What a cool sign. Of course babies are meant to be breastfed. What does it say about our society that we need to put up a sign to say that?
P.S. I'll bet you know my daughter Shirlena.

Maria said...

I will be leading the breastfeeding charge this summer while in the U.S. I've become very accustomed to no one caring in Germany when I feed The boy everywhere and anywhere.

Re: birthing options. I appreciate your approach. I took it from quite a few people for saying that I am going to do my best to stay natural, but wanted to know all of the options in case things were not going well. Lucky for me, I knew the options, because my birthing experience was anything but smooth!
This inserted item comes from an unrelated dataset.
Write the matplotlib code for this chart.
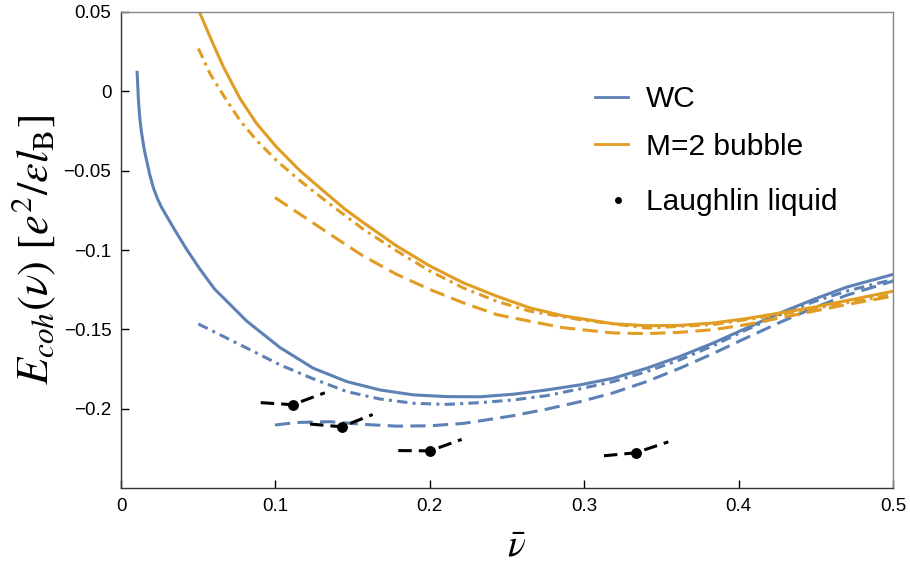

I'll spare you the details, but they are here: if you want to read them.

vailian said...

Does it also have to do with the fact that there is such a stigma attached to feeding in public in the US? Here it is normal to see women breastfeeding in restaurants or parks... there is no big spectacle involved, and it is done discreetly, but I bet if there were less of a social taboo about it in the States, you wouldn't have to have a campaign.
Speaking of birthing: the wife of one of my colleagues is a midwife, and worked for several years in Yemen and Egypt. The stories she has to tell are frightening indeed. In many of these communities, male doctors are not allowed to see, touch, or even speak directly to a female patient. There has to be an intermediary who relays the questions to the patient. And of course women are not allowed to study medicine.

Home's Jewels said...

LOL - this was a fun post to read. I guess you would probably put me in the granola category even though I had only had hospital births at the time we were posting together.

I've enjoyed your blog. How many years has it been? I think 10 years since HvH board.